Bestuurders met moed zijn uitzonderingen als het gaat om veiligheid. De meesten geven onder het motto ‘alles voor de veiligheid’ en uit angst voor hun eigen hachje honderden miljoen uit voor disproportioneel veiligheidsbeleid. De gewone burger blijkt vaak een stuk verstandiger.
Henri Lenferink besloot als burgemeester van Leiden om de zedendelinquent Benno L. te huisvesten waar twaalf collega’s van hem met een beroep op ‘maatschappelijke onrust’ dat weigerden. Lenferink trad zijn bevolking en de media tegemoet met een simpele uitleg: ‘Het algemeen belang van ons strafrechtstelsel vergt dat we mensen na hun straf weer een huis geven, dus ook een zedendelinquent’. Tenminste Leiden begreep dit volledig. De van buiten Leiden georganiseerde demonstratie trad hij ook zelf met fiets en regenjas stoer en succesvol tegemoet, maar dat is een ander verhaal.
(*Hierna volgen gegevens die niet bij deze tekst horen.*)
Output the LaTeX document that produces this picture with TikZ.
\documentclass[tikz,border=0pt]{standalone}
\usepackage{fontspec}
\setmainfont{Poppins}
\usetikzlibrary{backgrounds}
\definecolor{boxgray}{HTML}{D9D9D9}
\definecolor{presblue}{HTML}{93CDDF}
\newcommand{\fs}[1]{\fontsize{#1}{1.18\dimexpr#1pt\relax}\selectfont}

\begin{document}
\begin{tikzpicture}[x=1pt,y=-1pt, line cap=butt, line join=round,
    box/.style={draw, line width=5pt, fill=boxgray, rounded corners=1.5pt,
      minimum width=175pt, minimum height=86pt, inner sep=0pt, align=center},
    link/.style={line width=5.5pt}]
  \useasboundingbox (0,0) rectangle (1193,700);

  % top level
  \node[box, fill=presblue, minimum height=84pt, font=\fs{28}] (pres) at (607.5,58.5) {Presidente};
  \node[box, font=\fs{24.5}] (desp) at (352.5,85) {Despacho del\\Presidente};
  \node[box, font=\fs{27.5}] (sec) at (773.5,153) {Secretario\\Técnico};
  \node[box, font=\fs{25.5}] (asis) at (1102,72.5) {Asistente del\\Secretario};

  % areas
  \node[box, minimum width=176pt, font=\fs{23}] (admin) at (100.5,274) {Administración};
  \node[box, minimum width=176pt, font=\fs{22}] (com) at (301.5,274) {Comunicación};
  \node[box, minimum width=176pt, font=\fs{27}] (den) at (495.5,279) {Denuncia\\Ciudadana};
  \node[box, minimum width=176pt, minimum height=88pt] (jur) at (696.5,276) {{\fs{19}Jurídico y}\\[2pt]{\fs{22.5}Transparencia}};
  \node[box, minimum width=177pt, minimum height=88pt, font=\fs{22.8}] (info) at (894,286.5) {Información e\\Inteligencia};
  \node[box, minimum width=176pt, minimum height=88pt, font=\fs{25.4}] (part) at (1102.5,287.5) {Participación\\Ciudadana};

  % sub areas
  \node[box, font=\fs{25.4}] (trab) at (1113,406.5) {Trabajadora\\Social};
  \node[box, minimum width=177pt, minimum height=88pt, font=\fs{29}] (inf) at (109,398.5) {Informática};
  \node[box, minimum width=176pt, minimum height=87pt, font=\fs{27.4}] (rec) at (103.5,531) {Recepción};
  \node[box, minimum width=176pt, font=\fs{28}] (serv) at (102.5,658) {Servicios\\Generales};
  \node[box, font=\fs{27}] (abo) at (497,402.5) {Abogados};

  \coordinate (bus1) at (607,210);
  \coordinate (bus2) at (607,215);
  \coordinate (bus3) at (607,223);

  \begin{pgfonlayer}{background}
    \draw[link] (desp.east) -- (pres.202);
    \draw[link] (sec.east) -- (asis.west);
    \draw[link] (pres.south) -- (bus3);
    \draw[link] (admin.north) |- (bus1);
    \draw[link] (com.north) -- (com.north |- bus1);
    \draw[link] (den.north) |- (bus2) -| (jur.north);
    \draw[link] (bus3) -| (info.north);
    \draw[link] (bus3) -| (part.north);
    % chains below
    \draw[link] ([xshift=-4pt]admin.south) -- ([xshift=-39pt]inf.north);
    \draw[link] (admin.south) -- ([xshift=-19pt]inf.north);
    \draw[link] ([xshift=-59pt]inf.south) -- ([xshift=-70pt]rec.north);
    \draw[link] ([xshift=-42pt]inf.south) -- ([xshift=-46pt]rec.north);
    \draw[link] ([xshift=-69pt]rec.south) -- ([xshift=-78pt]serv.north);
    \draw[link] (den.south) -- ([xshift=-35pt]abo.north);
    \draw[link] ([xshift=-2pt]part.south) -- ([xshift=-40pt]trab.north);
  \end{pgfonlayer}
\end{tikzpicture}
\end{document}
Piet Bruinooge besloot als burgemeester van Alkmaar om na een asbestbrand niet een groot gebied tegen ontzettende kosten te saneren om het minieme risico op asbestkanker nog verder te verkleinen, terwijl collega’s daar miljoenen per gemeente aan uitgeven. Hij legde dit uit aan de inwoners van de betreffende wijk en liet hen de keuze om te blijven of op kosten van de gemeente tijdelijk elders gehuisvest te worden. Geen inwoner maakte gebruik van die laatste mogelijkheid, maar het openbaar ministerie stelde wel een strafrechtelijk vooronderzoek in of hier sprake was van strafbaar plichtsverzuim van de burgemeester.
Het vergt moed om te doen wat goed is voor de samenleving
Deze beslissingen gaan over risico’s die zo mediagevoelig zijn dat hun collega’s liever voor de ‘veilige’ weg kiezen en daarmee de maatschappij juist schade berokkenen. Beide beslissingen getuigen van ‘regentenmoed’, de bestuurlijke lef om te doen wat goed is voor de samenleving en niet te buigen voor de continue dreiging van politieke en juridische aansprakelijkheid als het onvermijdelijk een keer misgaat.